Xan’s Journey with MAXQDA’s Word Explorer

Let’s be real: qualitative research can be brutal. I just submitted my thesis last month, and honestly? I’m still catching my breath. This post walks you through how MAXQDA’s Word Explorer helped me find structure, clarity, and analytical momentum while deep in the mess of emotionally intense qualitative data.

Wait, what is the Word Explorer?

To truly understand how this feature helped me crack open my analysis, it’s worth briefly explaining what Word Explorer actually does.

Word Explorer is a MAXQDA tool that lets you search for any word or phrase across your project, including interview transcripts, memos, paraphrases, coding comments, and summaries. But it’s not just a search bar. For each term you enter, Word Explorer organizes the data into six interactive sections: frequency across documents, your own writing, code associations, co-occurring words, and more. This made it possible for me to spot recurring expressions and understand where and how they gained significance.

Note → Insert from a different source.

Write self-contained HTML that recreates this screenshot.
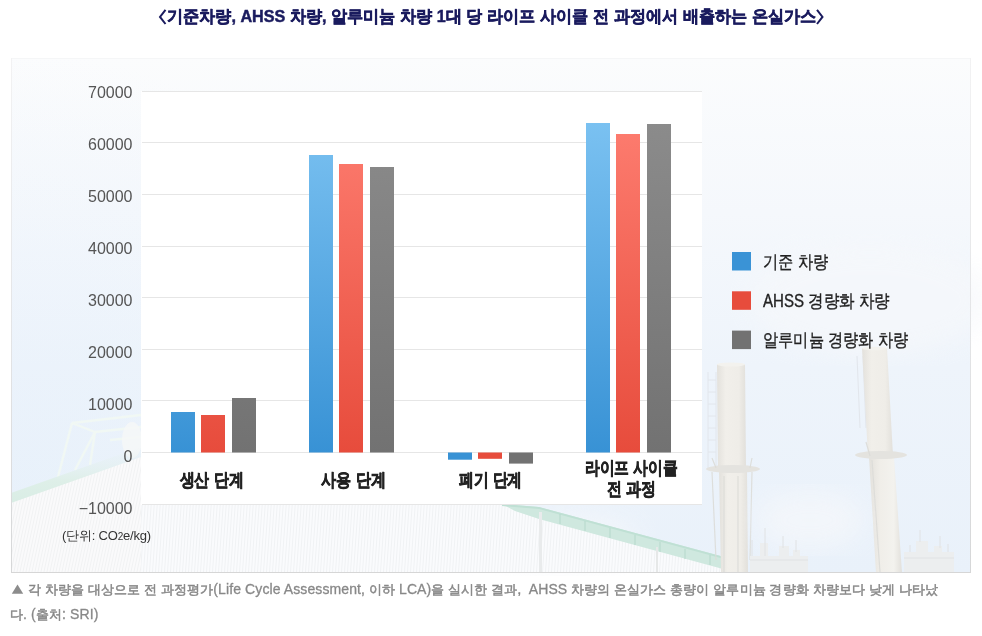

Example screenshot of MAXQDA Word Explorer results for the term 'work' in the sample project 'Work-Life Balance

The screenshot above shows MAXQDA’s sample project called “Work-Life Balance,” demonstrating what a Word Explorer search for the term “work” can reveal. Even in a demo dataset, the tool surfaces surprisingly useful patterns: the word appears in every document, shows strong links to codes like “positive” and “amount of hours,” and frequently pops up in phrases like “working hours” and “typical working day.” It’s a solid example of just how much contextual insight Word Explorer delivers.

Basically, it did what my spiraling code system couldn’t: showed me what actually mattered, not just what screamed the loudest. You can also check out this user manual page for a more detailed overview of the feature and how it works. I found the manual helpful for getting the full picture once I knew what I was looking for.

So, if you haven’t used it yet—or only glanced at it once—trust me when I say it’s worth a second and third look. Keep reading this blog post to see what I mean.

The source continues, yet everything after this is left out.